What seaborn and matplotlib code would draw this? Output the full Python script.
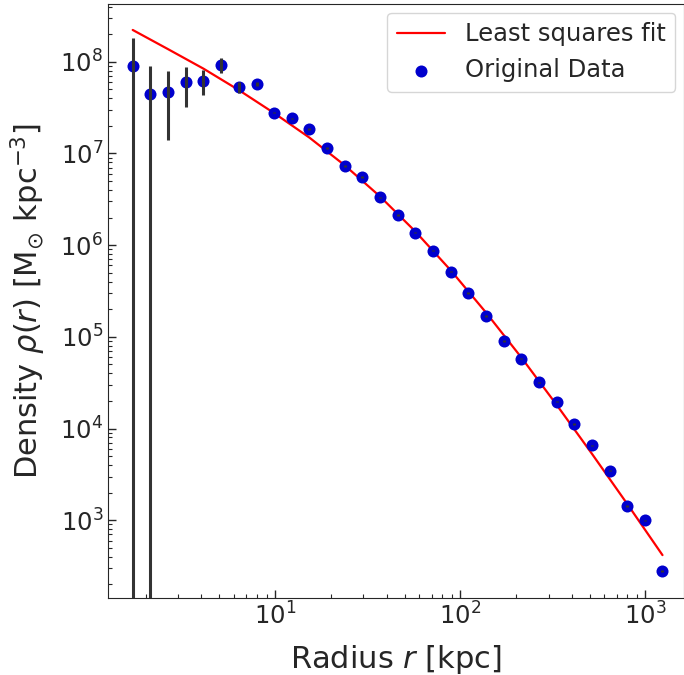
import matplotlib
matplotlib.use("Agg")
import matplotlib.pyplot as plt
from matplotlib.ticker import NullFormatter
import pandas as pd
import seaborn as sns

###############################################################################
# values

radius = [1.70, 2.12, 2.64, 3.29, 4.10, 5.11, 6.37, 7.93, 9.88, 12.3,
          15.3, 19.1, 23.8, 29.6, 36.9, 46.0, 57.2, 71.3, 88.8, 110.6,
          137.8, 171.6, 213.7, 266.0, 332.0, 413.0, 514.0, 641.0, 798.0,
          994.0, 1238.0]

density = [8.97e7, 4.45e7, 4.71e7, 6.01e7, 6.21e7, 9.2e7, 5.26e7, 5.71e7,
           2.78e7, 2.42e7, 1.85e7, 1.15e7, 7.3e6, 5.53e6, 3.32e6, 2.13e6,
           1.365e6, 8.69e5, 5.13e5, 3.01e5, 1.69e5, 9.0e4, 5.77e4, 3.19e4,
           1.96e4, 1.12e4, 6.6e3, 3.47e3, 1.43e3, 998.0, 281.0]

density_err = [9.2e7, 4.6e7, 3.3e7, 2.8e7, 1.9e7, 1.7e7, 7.0e6, 2.5e6,
               5.0e5, 4.0e5, 3.0e5, 2.0e5, 1.2e5, 9.0e4, 5.0e4, 3.2e4,
               2.0e4, 1.3e4, 7.5e3, 4.5e3, 2.5e3, 1.4e3, 8.5e2, 5.0e2,
               3.0e2, 1.8e2, 1.0e2, 55.0, 25.0, 18.0, 6.0]

fit_radius = [1.70, 2.64, 4.10, 6.37, 9.88, 15.3, 23.8, 36.9, 57.2, 88.8,
              137.8, 213.7, 332.0, 514.0, 798.0, 1238.0]

fit_density = [2.22e8, 1.37e8, 8.4e7, 4.9e7, 2.75e7, 1.49e7, 7.4e6, 3.39e6,
               1.41e6, 5.32e5, 1.84e5, 5.97e4, 1.81e4, 5.33e3, 1.51e3, 417.0]

###############################################################################

sns.set_style("ticks", {"xtick.direction": "in", "ytick.direction": "in"})

data = pd.DataFrame({"r": radius, "rho": density, "err": density_err})
fit = pd.DataFrame({"r": fit_radius, "rho": fit_density})

fig = plt.figure(figsize=(6.84, 6.75), dpi=100)
ax = fig.add_axes([108 / 684, 77 / 675, 576 / 684, 594 / 675])

sns.lineplot(data=fit, x="r", y="rho", color="red", linewidth=1.6,
             label="Least squares fit", ax=ax, sort=False)
sns.scatterplot(data=data, x="r", y="rho", color="mediumblue", s=75,
                linewidth=0, label="Original Data", ax=ax, zorder=3)
ax.errorbar(data["r"], data["rho"], yerr=data["err"], fmt="none",
            ecolor="#333333", elinewidth=2.2, capsize=0, zorder=4)

ax.set_xscale("log")
ax.set_yscale("log")
ax.set_xlim(1.25, 1618)
ax.set_ylim(142, 4.26e8)
ax.xaxis.set_minor_formatter(NullFormatter())
ax.yaxis.set_minor_formatter(NullFormatter())

ax.tick_params(which="major", direction="in", length=6, width=1,
               labelsize=17.5)
ax.tick_params(which="minor", direction="in", length=3, width=0.8)

ax.set_xlabel(r"Radius $r$ [kpc]", fontsize=22, labelpad=9)
ax.set_ylabel(r"Density $\rho(r)$ [M$_{\odot}$ kpc$^{-3}$]", fontsize=22,
              labelpad=9)

ax.legend(loc="upper right", fontsize=17.5, borderaxespad=0.35)

plt.savefig("out.png", dpi=100)
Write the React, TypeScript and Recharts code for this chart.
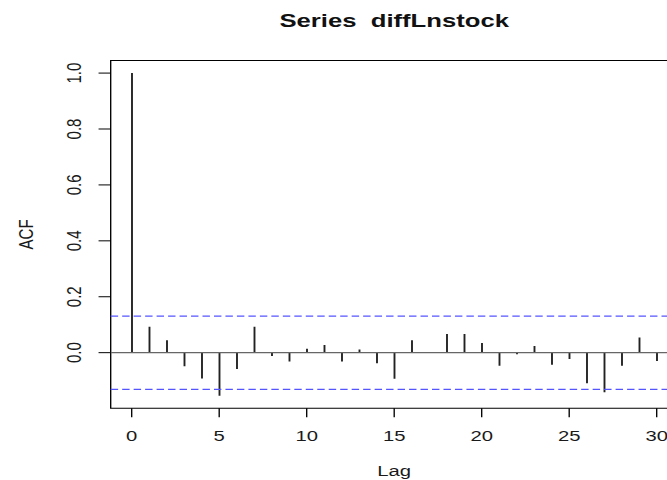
import React from 'react';
import { ComposedChart, Bar, XAxis, YAxis, ReferenceLine, ReferenceArea } from 'recharts';

// autocorrelation of diffLnstock
const lags = [0, 1, 2, 3, 4, 5, 6, 7, 8, 9, 10, 11, 12, 13, 14, 15, 16, 17, 18, 19, 20, 21, 22, 23, 24, 25, 26, 27, 28, 29, 30];
const acfValues = [
  1.0, 0.093, 0.044, -0.049, -0.092, -0.154, -0.058, 0.093, -0.012, -0.032, 0.014,
  0.027, -0.032, 0.011, -0.038, -0.093, 0.044, 0.001, 0.067, 0.067, 0.035,
  -0.047, -0.006, 0.024, -0.043, -0.023, -0.109, -0.142, -0.047, 0.054, -0.030,
];
const ciBound = 0.131;
const xTicks = [0, 5, 10, 15, 20, 25, 30];
const yTicks = [0, 0.2, 0.4, 0.6, 0.8, 1.0];

const data = lags.map((lag, i) => ({ lag, acf: acfValues[i] }));

const X_DOMAIN: [number, number] = [-1.2, 31.2];
const Y_DOMAIN: [number, number] = [-0.199, 1.045];

// the reference is stretched sideways, so the whole chart is too
const STRETCH = 1.35;
const FONT = '"Liberation Sans", Arial, sans-serif';

const XTick = (props: any) => {
  const { x, y, payload } = props;
  return (
    <text x={x} y={y} dy={23.4} textAnchor="middle" fontSize={15} fill="#1a1a1a" fontFamily={FONT}>
      {payload.value}
    </text>
  );
};

const YTick = (props: any) => {
  const { x, y, payload } = props;
  return (
    <text
      transform={`translate(${x - 13},${y}) rotate(-90)`}
      textAnchor="middle"
      fontSize={15}
      fill="#1a1a1a"
      fontFamily={FONT}
    >
      {Number(payload.value).toFixed(1)}
    </text>
  );
};

const LagLabel = (props: any) => {
  const vb = props.viewBox;
  return (
    <text x={vb.x + vb.width / 2} y={vb.y + 67.7} textAnchor="middle" fontSize={15} fill="#1a1a1a" fontFamily={FONT}>
      Lag
    </text>
  );
};

const AcfLabel = (props: any) => {
  const vb = props.viewBox;
  return (
    <text
      transform={`translate(${vb.x + 24.2},${vb.y + vb.height / 2}) rotate(-90)`}
      textAnchor="middle"
      fontSize={15}
      fill="#1a1a1a"
      fontFamily={FONT}
    >
      ACF
    </text>
  );
};

export default function App() {
  return (
    <div style={{ position: 'absolute', left: 0, top: 0, width: 667, height: 480, overflow: 'hidden', background: '#fff' }}>
      <div
        style={{
          position: 'relative',
          width: 515,
          height: 480,
          transform: `scaleX(${STRETCH})`,
          transformOrigin: '0 0',
          fontFamily: FONT,
        }}
      >
        <ComposedChart width={515} height={480} data={data} margin={{ top: 60.5, right: 13, bottom: 0, left: 0 }}>
          <XAxis
            dataKey="lag"
            type="number"
            domain={X_DOMAIN}
            ticks={xTicks}
            allowDataOverflow
            axisLine={false}
            tickLine={{ stroke: '#000' }}
            tickSize={9}
            tickMargin={0}
            height={71.7}
            tick={XTick}
            label={{ content: LagLabel }}
          />
          <YAxis
            type="number"
            domain={Y_DOMAIN}
            ticks={yTicks}
            allowDataOverflow
            axisLine={false}
            tickLine={{ stroke: '#000' }}
            tickSize={9}
            tickMargin={0}
            width={82}
            tick={YTick}
            label={{ content: AcfLabel }}
          />
          <ReferenceArea
            x1={X_DOMAIN[0]}
            x2={X_DOMAIN[1]}
            y1={Y_DOMAIN[0]}
            y2={Y_DOMAIN[1]}
            fill="none"
            fillOpacity={0}
            stroke="#000"
            strokeWidth={1}
            ifOverflow="visible"
          />
          <ReferenceLine y={0} stroke="#666" strokeWidth={1.2} />
          <ReferenceLine y={ciBound} stroke="#5555ff" strokeWidth={1.3} strokeDasharray="5.5 3" />
          <ReferenceLine y={-ciBound} stroke="#5555ff" strokeWidth={1.3} strokeDasharray="5.5 3" />
          <Bar dataKey="acf" barSize={1.4} fill="#222" isAnimationActive={false} />
        </ComposedChart>
        <div
          style={{
            position: 'absolute',
            left: 92,
            top: 10.6,
            width: 400,
            textAlign: 'center',
            fontSize: 19,
            lineHeight: '19px',
            fontWeight: 'bold',
            whiteSpace: 'pre',
            color: '#111',
          }}
        >
          {'Series  diffLnstock'}
        </div>
      </div>
    </div>
  );
}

GIVEN TASK.
Pictures are excluded; extract exactly the lines from the start of the data through the line that holds "import seaborn as sns", both ends included.

EXERCISE RESULT.
What seaborn and matplotlib code would draw this? Output the full Python script.
import matplotlib
matplotlib.use("Agg")
import matplotlib.pyplot as plt
from matplotlib.ticker import NullFormatter
import pandas as pd
import seaborn as sns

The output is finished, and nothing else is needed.